Back to the psychology. Ever notice how some men (it's almost always men, but there are a few exceptions), are transformed from spineless Casper Milquetoasts to hyper-aggressive gorillas when they get behind the wheel (sorry, I used to have those tendencies until I hit 70 and made a tiny and tentative step toward growing up.) Casper can be fawningly polite, person-to-person, stepping aside to allow you ahead of him through a door, and backing up his cart so you can proceed him down the super market aisle. But just try getting him to let you slide into your lane in traffic. VROOOOM! He guns it, closing the gap to a paper-thin sliver, risking his life and everyone's around him, to be sure he adds more pain to your already miserable commute.

And then there's tailgaters. I HATE tailgaters! Here's a trick for them. Keeping your foot on the accelerator at your current speed, gently tap your brake with the other foot. Your brake lights go on, he thinks you're stopping, and he slams on his brakes and is thus rear-ended by the poor guy behind him. Works every time. You continue blithely on your way while they call the police and untangle the wreckage.
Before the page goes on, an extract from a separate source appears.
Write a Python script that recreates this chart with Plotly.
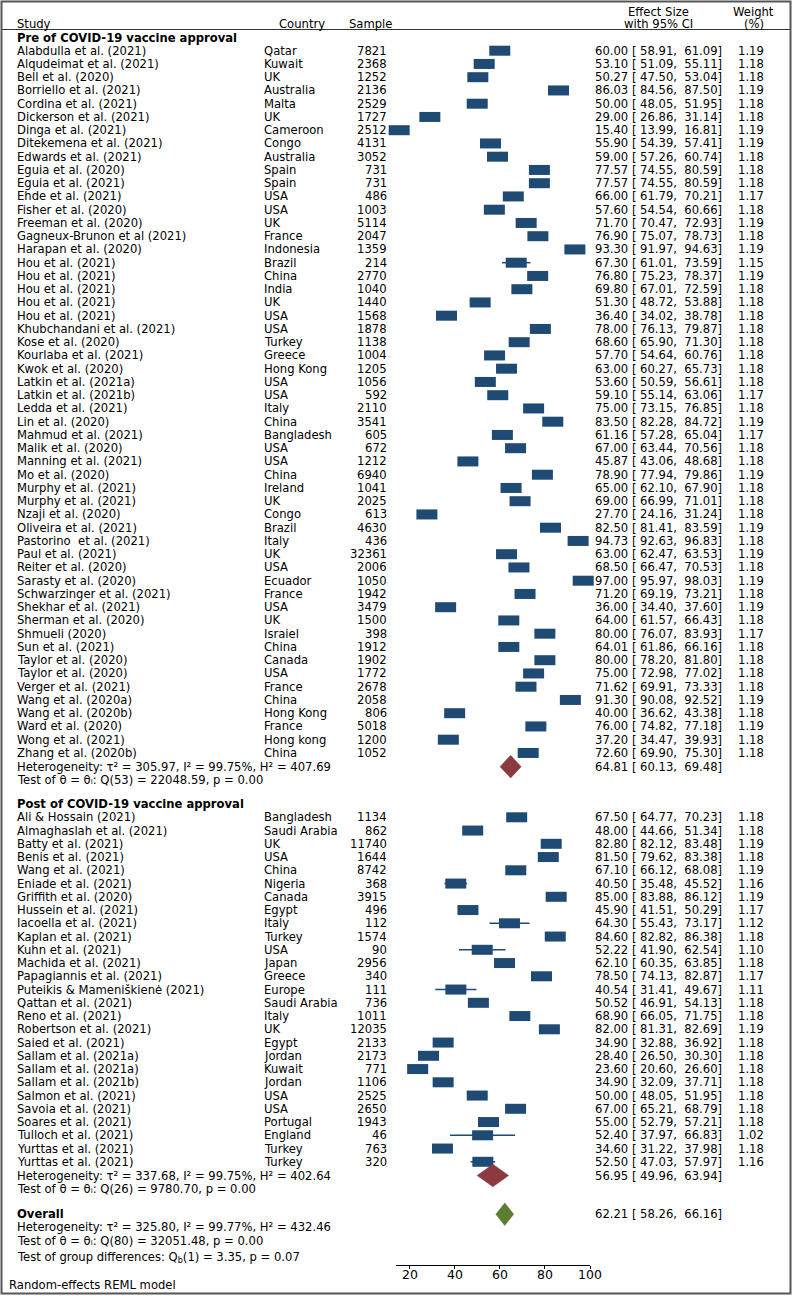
import plotly.graph_objects as go

W, H = 793, 1296
FONT = "DejaVu Sans"
BLUE = "#1e4a74"
RED = "#8b3a40"
GREEN = "#5b7e31"

# ---------------- data ----------------
pre_study = ["Alabdulla et al. (2021)", "Alqudeimat et al. (2021)", "Bell et al. (2020)", "Borriello et al. (2021)",
             "Cordina et al. (2021)", "Dickerson et al. (2021)", "Dinga et al. (2021)", "Ditekemena et al. (2021)",
             "Edwards et al. (2021)", "Eguia et al. (2020)", "Eguia et al. (2021)", "Ehde et al. (2021)",
             "Fisher et al. (2020)", "Freeman et al. (2020)", "Gagneux-Brunon et al (2021)", "Harapan et al. (2020)",
             "Hou et al. (2021)", "Hou et al. (2021)", "Hou et al. (2021)", "Hou et al. (2021)", "Hou et al. (2021)",
             "Khubchandani et al. (2021)", "Kose et al. (2020)", "Kourlaba et al. (2021)", "Kwok et al. (2020)",
             "Latkin et al. (2021a)", "Latkin et al. (2021b)", "Ledda et al. (2021)", "Lin et al. (2020)",
             "Mahmud et al. (2021)", "Malik et al. (2020)", "Manning et al. (2021)", "Mo et al. (2020)",
             "Murphy et al. (2021)", "Murphy et al. (2021)", "Nzaji et al. (2020)", "Oliveira et al. (2021)",
             "Pastorino  et al. (2021)", "Paul et al. (2021)", "Reiter et al. (2020)", "Sarasty et al. (2020)",
             "Schwarzinger et al. (2021)", "Shekhar et al. (2021)", "Sherman et al. (2020)", "Shmueli (2020)",
             "Sun et al. (2021)", "Taylor et al. (2020)", "Taylor et al. (2020)", "Verger et al. (2021)",
             "Wang et al. (2020a)", "Wang et al. (2020b)", "Ward et al. (2020)", "Wong et al. (2021)",
             "Zhang et al. (2020b)"]
pre_country = ["Qatar", "Kuwait", "UK", "Australia", "Malta", "UK", "Cameroon", "Congo", "Australia", "Spain",
               "Spain", "USA", "USA", "UK", "France", "Indonesia", "Brazil", "China", "India", "UK", "USA", "USA",
               "Turkey", "Greece", "Hong Kong", "USA", "USA", "Italy", "China", "Bangladesh", "USA", "USA", "China",
               "Ireland", "UK", "Congo", "Brazil", "Italy", "UK", "USA", "Ecuador", "France", "USA", "UK", "Israiel",
               "China", "Canada", "USA", "France", "China", "Hong Kong", "France", "Hong kong", "China"]
pre_sample = [7821, 2368, 1252, 2136, 2529, 1727, 2512, 4131, 3052, 731, 731, 486, 1003, 5114, 2047, 1359, 214,
              2770, 1040, 1440, 1568, 1878, 1138, 1004, 1205, 1056, 592, 2110, 3541, 605, 672, 1212, 6940, 1041,
              2025, 613, 4630, 436, 32361, 2006, 1050, 1942, 3479, 1500, 398, 1912, 1902, 1772, 2678, 2058, 806,
              5018, 1200, 1052]
pre_es = [60.00, 53.10, 50.27, 86.03, 50.00, 29.00, 15.40, 55.90, 59.00, 77.57, 77.57, 66.00, 57.60, 71.70, 76.90,
          93.30, 67.30, 76.80, 69.80, 51.30, 36.40, 78.00, 68.60, 57.70, 63.00, 53.60, 59.10, 75.00, 83.50, 61.16,
          67.00, 45.87, 78.90, 65.00, 69.00, 27.70, 82.50, 94.73, 63.00, 68.50, 97.00, 71.20, 36.00, 64.00, 80.00,
          64.01, 80.00, 75.00, 71.62, 91.30, 40.00, 76.00, 37.20, 72.60]
pre_lo = [58.91, 51.09, 47.50, 84.56, 48.05, 26.86, 13.99, 54.39, 57.26, 74.55, 74.55, 61.79, 54.54, 70.47, 75.07,
          91.97, 61.01, 75.23, 67.01, 48.72, 34.02, 76.13, 65.90, 54.64, 60.27, 50.59, 55.14, 73.15, 82.28, 57.28,
          63.44, 43.06, 77.94, 62.10, 66.99, 24.16, 81.41, 92.63, 62.47, 66.47, 95.97, 69.19, 34.40, 61.57, 76.07,
          61.86, 78.20, 72.98, 69.91, 90.08, 36.62, 74.82, 34.47, 69.90]
pre_hi = [61.09, 55.11, 53.04, 87.50, 51.95, 31.14, 16.81, 57.41, 60.74, 80.59, 80.59, 70.21, 60.66, 72.93, 78.73,
          94.63, 73.59, 78.37, 72.59, 53.88, 38.78, 79.87, 71.30, 60.76, 65.73, 56.61, 63.06, 76.85, 84.72, 65.04,
          70.56, 48.68, 79.86, 67.90, 71.01, 31.24, 83.59, 96.83, 63.53, 70.53, 98.03, 73.21, 37.60, 66.43, 83.93,
          66.16, 81.80, 77.02, 73.33, 92.52, 43.38, 77.18, 39.93, 75.30]
pre_weight = [1.19, 1.18, 1.18, 1.19, 1.18, 1.18, 1.19, 1.19, 1.18, 1.18, 1.18, 1.17, 1.18, 1.19, 1.18, 1.19, 1.15,
              1.19, 1.18, 1.18, 1.18, 1.18, 1.18, 1.18, 1.18, 1.18, 1.17, 1.18, 1.19, 1.17, 1.18, 1.18, 1.19, 1.18,
              1.18, 1.18, 1.19, 1.18, 1.19, 1.18, 1.19, 1.18, 1.19, 1.18, 1.17, 1.18, 1.18, 1.18, 1.18, 1.19, 1.18,
              1.19, 1.18, 1.18]

post_study = ["Ali & Hossain (2021)", "Almaghaslah et al. (2021)", "Batty et al. (2021)", "Benis et al. (2021)",
              "Wang et al. (2021)", "Eniade et al. (2021)", "Griffith et al. (2020)", "Hussein et al. (2021)",
              "Iacoella et al. (2021)", "Kaplan et al. (2021)", "Kuhn et al. (2021)", "Machida et al. (2021)",
              "Papagiannis et al. (2021)", "Puteikis & Mameniškienė (2021)", "Qattan et al. (2021)",
              "Reno et al. (2021)", "Robertson et al. (2021)", "Saied et al. (2021)", "Sallam et al. (2021a)",
              "Sallam et al. (2021a)", "Sallam et al. (2021b)", "Salmon et al. (2021)", "Savoia et al. (2021)",
              "Soares et al. (2021)", "Tulloch et al. (2021)", "Yurttas et al. (2021)", "Yurttas et al. (2021)"]
post_country = ["Bangladesh", "Saudi Arabia", "UK", "USA", "China", "Nigeria", "Canada", "Egypt", "Italy", "Turkey",
                "USA", "Japan", "Greece", "Europe", "Saudi Arabia", "Italy", "UK", "Egypt", "Jordan", "Kuwait",
                "Jordan", "USA", "USA", "Portugal", "England", "Turkey", "Turkey"]
post_sample = [1134, 862, 11740, 1644, 8742, 368, 3915, 496, 112, 1574, 90, 2956, 340, 111, 736, 1011, 12035, 2133,
               2173, 771, 1106, 2525, 2650, 1943, 46, 763, 320]
post_es = [67.50, 48.00, 82.80, 81.50, 67.10, 40.50, 85.00, 45.90, 64.30, 84.60, 52.22, 62.10, 78.50, 40.54, 50.52,
           68.90, 82.00, 34.90, 28.40, 23.60, 34.90, 50.00, 67.00, 55.00, 52.40, 34.60, 52.50]
post_lo = [64.77, 44.66, 82.12, 79.62, 66.12, 35.48, 83.88, 41.51, 55.43, 82.82, 41.90, 60.35, 74.13, 31.41, 46.91,
           66.05, 81.31, 32.88, 26.50, 20.60, 32.09, 48.05, 65.21, 52.79, 37.97, 31.22, 47.03]
post_hi = [70.23, 51.34, 83.48, 83.38, 68.08, 45.52, 86.12, 50.29, 73.17, 86.38, 62.54, 63.85, 82.87, 49.67, 54.13,
           71.75, 82.69, 36.92, 30.30, 26.60, 37.71, 51.95, 68.79, 57.21, 66.83, 37.98, 57.97]
post_weight = [1.18, 1.18, 1.19, 1.18, 1.19, 1.16, 1.19, 1.17, 1.12, 1.18, 1.10, 1.18, 1.17, 1.11, 1.18, 1.18, 1.19,
               1.18, 1.18, 1.18, 1.18, 1.18, 1.18, 1.18, 1.02, 1.18, 1.16]

# pooled estimates: [es, lo, hi]
pre_pooled = [64.81, 60.13, 69.48]
post_pooled = [56.95, 49.96, 63.94]
overall_pooled = [62.21, 58.26, 66.16]

# heterogeneity stats: [tau2, I2, H2, df, Q, p]
pre_stats = [305.97, 99.75, 407.69, 53, 22048.59, 0.00]
post_stats = [337.68, 99.75, 402.64, 26, 9780.70, 0.00]
overall_stats = [325.80, 99.77, 432.46, 80, 32051.48, 0.00]
group_diff = [1, 3.35, 0.07]  # df, Qb, p

x_ticks = [20, 40, 60, 80, 100]

# ---------------- layout geometry (pixels) ----------------
ROW_H = 13.25
PRE_HEAD_Y = 37.7
PRE_Y0 = 50.7
POST_HEAD_Y = 804.3
POST_Y0 = 817.3
X_STUDY, X_COUNTRY, X_SAMPLE, X_ES, X_WEIGHT = 16, 263, 388, 594, 765
FS = 11.6

pre_y = [PRE_Y0 + i * ROW_H for i in range(len(pre_study))]
post_y = [POST_Y0 + i * ROW_H for i in range(len(post_study))]
pre_het_y = pre_y[-1] + 13.7
pre_test_y = pre_het_y + 13.2
post_het_y = post_y[-1] + 13.7
post_test_y = post_het_y + 13.4
overall_y = post_test_y + 25.3
overall_het_y = overall_y + 13.0
overall_test_y = overall_het_y + 13.4
group_y = overall_test_y + 16.6
AXIS_Y = 1264.5
TICKLABEL_Y = 1274

fig = go.Figure()


def add_studies(es, lo, hi, ys):
    fig.add_trace(go.Scatter(
        x=es, y=ys, mode="markers",
        marker=dict(symbol="line-ew", size=15, line=dict(width=10, color=BLUE)),
        error_x=dict(type="data", symmetric=False,
                     array=[h - e for e, h in zip(es, hi)],
                     arrayminus=[e - l for e, l in zip(es, lo)],
                     color=BLUE, thickness=1.5, width=0),
        cliponaxis=False, showlegend=False, hoverinfo="skip"))


def add_diamond(pooled, yc, color, half_h=11.3):
    es, lo, hi = pooled
    fig.add_trace(go.Scatter(
        x=[lo, es, hi, es, lo], y=[yc, yc - half_h, yc, yc + half_h, yc],
        mode="lines", fill="toself", fillcolor=color, line=dict(color=color, width=0.5),
        showlegend=False, hoverinfo="skip"))


add_studies(pre_es, pre_lo, pre_hi, pre_y)
add_studies(post_es, post_lo, post_hi, post_y)
add_diamond(pre_pooled, pre_het_y, RED)
add_diamond(post_pooled, post_het_y, RED)
add_diamond(overall_pooled, overall_y, GREEN)

ann = []


def txt(x, y, s, anchor="left", size=FS):
    ann.append(dict(x=x / W, xref="paper", y=y, yref="y", text=s, showarrow=False,
                    xanchor=anchor, yanchor="middle", borderpad=0,
                    font=dict(family=FONT, size=size, color="black")))


def ci_text(e, l, h):
    return f"{e:5.2f} [{l:6.2f}, {h:6.2f}]"


# header
txt(X_STUDY, 23.9, "Study")
txt(278, 23.9, "Country")
txt(348, 23.9, "Sample")
txt(658, 12.3, "Effect Size", "center")
txt(658, 24.2, "with 95% CI", "center")
txt(753, 12.3, "Weight", "center")
txt(753.5, 24.2, "(%)", "center")

txt(X_STUDY, PRE_HEAD_Y, "<b>Pre of COVID-19 vaccine approval</b>")
txt(X_STUDY, POST_HEAD_Y, "<b>Post of COVID-19 vaccine approval</b>")

for st, co, sa, e, l, h, w, y in zip(pre_study + post_study, pre_country + post_country,
                                      pre_sample + post_sample, pre_es + post_es, pre_lo + post_lo,
                                      pre_hi + post_hi, pre_weight + post_weight, pre_y + post_y):
    txt(X_STUDY, y, st)
    txt(X_COUNTRY, y, co)
    txt(X_SAMPLE, y, str(sa), "right")
    txt(X_ES, y, ci_text(e, l, h))
    txt(X_WEIGHT, y, f"{w:.2f}", "right")


def het_text(s):
    return f"Heterogeneity: τ² = {s[0]:.2f}, I² = {s[1]:.2f}%, H² = {s[2]:.2f}"


def test_text(s):
    return f"Test of θ = θᵢ: Q({s[3]}) = {s[4]:.2f}, p = {s[5]:.2f}"


txt(X_STUDY, pre_het_y, het_text(pre_stats))
txt(X_ES, pre_het_y, ci_text(*pre_pooled))
txt(X_STUDY, pre_test_y, test_text(pre_stats))

txt(X_STUDY, post_het_y, het_text(post_stats))
txt(X_ES, post_het_y, ci_text(*post_pooled))
txt(X_STUDY, post_test_y, test_text(post_stats))

txt(X_STUDY, overall_y, "<b>Overall</b>")
txt(X_ES, overall_y, ci_text(*overall_pooled))
txt(X_STUDY, overall_het_y, het_text(overall_stats))
txt(X_STUDY, overall_test_y, test_text(overall_stats))
txt(X_STUDY, group_y,
    f"Test of group differences: Q<sub>b</sub>({group_diff[0]}) = {group_diff[1]:.2f}, p = {group_diff[2]:.2f}")

txt(7.6, 1285, "Random-effects REML model")

# tick labels placed on the data axis scale
for t in x_ticks:
    ann.append(dict(x=t, xref="x", y=TICKLABEL_Y, yref="y", text=str(t), showarrow=False,
                    xanchor="center", yanchor="middle", borderpad=0,
                    font=dict(family=FONT, size=12.5, color="black")))

shapes = [
    dict(type="line", xref="paper", x0=2 / W, x1=790 / W, yref="y", y0=29.5, y1=29.5,
         line=dict(color="#333333", width=1)),
    dict(type="rect", xref="paper", yref="paper", x0=1.5 / W, x1=790.5 / W,
         y0=1 - 1293.5 / H, y1=1 - 1.5 / H, line=dict(color="#555555", width=2)),
]

fig.update_layout(
    width=W, height=H, margin=dict(l=0, r=0, t=0, b=0),
    paper_bgcolor="white", plot_bgcolor="white", showlegend=False,
    xaxis=dict(domain=[396 / W, 590 / W], range=[14, 100], anchor="free", position=1 - AXIS_Y / H,
               showline=True, linecolor="black", linewidth=1, ticks="outside", ticklen=3,
               tickcolor="black", tickvals=x_ticks, showticklabels=False, showgrid=False,
               zeroline=False, fixedrange=True, automargin=False),
    yaxis=dict(domain=[0, 1], range=[H, 0], visible=False, showgrid=False, zeroline=False,
               fixedrange=True),
    annotations=ann, shapes=shapes,
)

fig.write_html("out.html", config={"displayModeBar": False, "staticPlot": True},
               post_script="document.body.style.margin='0px';document.body.style.overflow='hidden';")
I've cured many tailgaters with that one. As a side benefit it helps the economy by pumping money into small businesses like wrecking services, doctors' offices, body shops and ambulance- chasing lawyers handling fraudulent injury claims. Everybody wins. Guess what? Surprisingly, my wife hates this little game. Says I'm acting like an infant and we'll probably end up getting shot. Which is a great segue into the battle of the sexes.

I've been driving for approaching a century with one relatively minor accident that was my fault on my record (I did back into a low wall with my wife's car recently, but that doesn't count because it was below my sight line.) My dear wife, however, is on the edge of her seat transfixed with terror every time we pull out of the garage. One of her most effective workout routines is pumping the phantom brake on the passenger side. She works out her arms by doing vertical push ups against the dashboard when I get within 30 car lengths of the guy in front of me.

For some time I thought I was alone in this persecution. I was pretty convinced that I am a terrible person who should be banned from the highway. But over the years I have heard the same theme from thousands of husbands. I am not alone! What a consoling revelation. So I've come to realize it's not a personal thing at all. It's some kind of an immutable universal law of nature like Einstein's theory or something. It’s in the cosmos like dark energy of the string theory.

Regardless of whether men drive recklessly or not, women will keep trying to change them. It's like the earth revolving around the sun. You just can't make it go away. Women need mechanisms to control their husbands so that they don't end up buying a Harley, joining Hell's Angels and disappearing into the sunset with some groupie tramp on the rear fender. That's just the way it is.

So I don't feel quite so bad about myself. Now I have a car that doesn't stink (for now) and an excuse for reckless and aggressive driving. And the 40 grand I ponied up? At least I won't have to take the loss in the market. These days the only thing that depreciates faster than a car is my portfolio. Is life in the suburbs good, or what?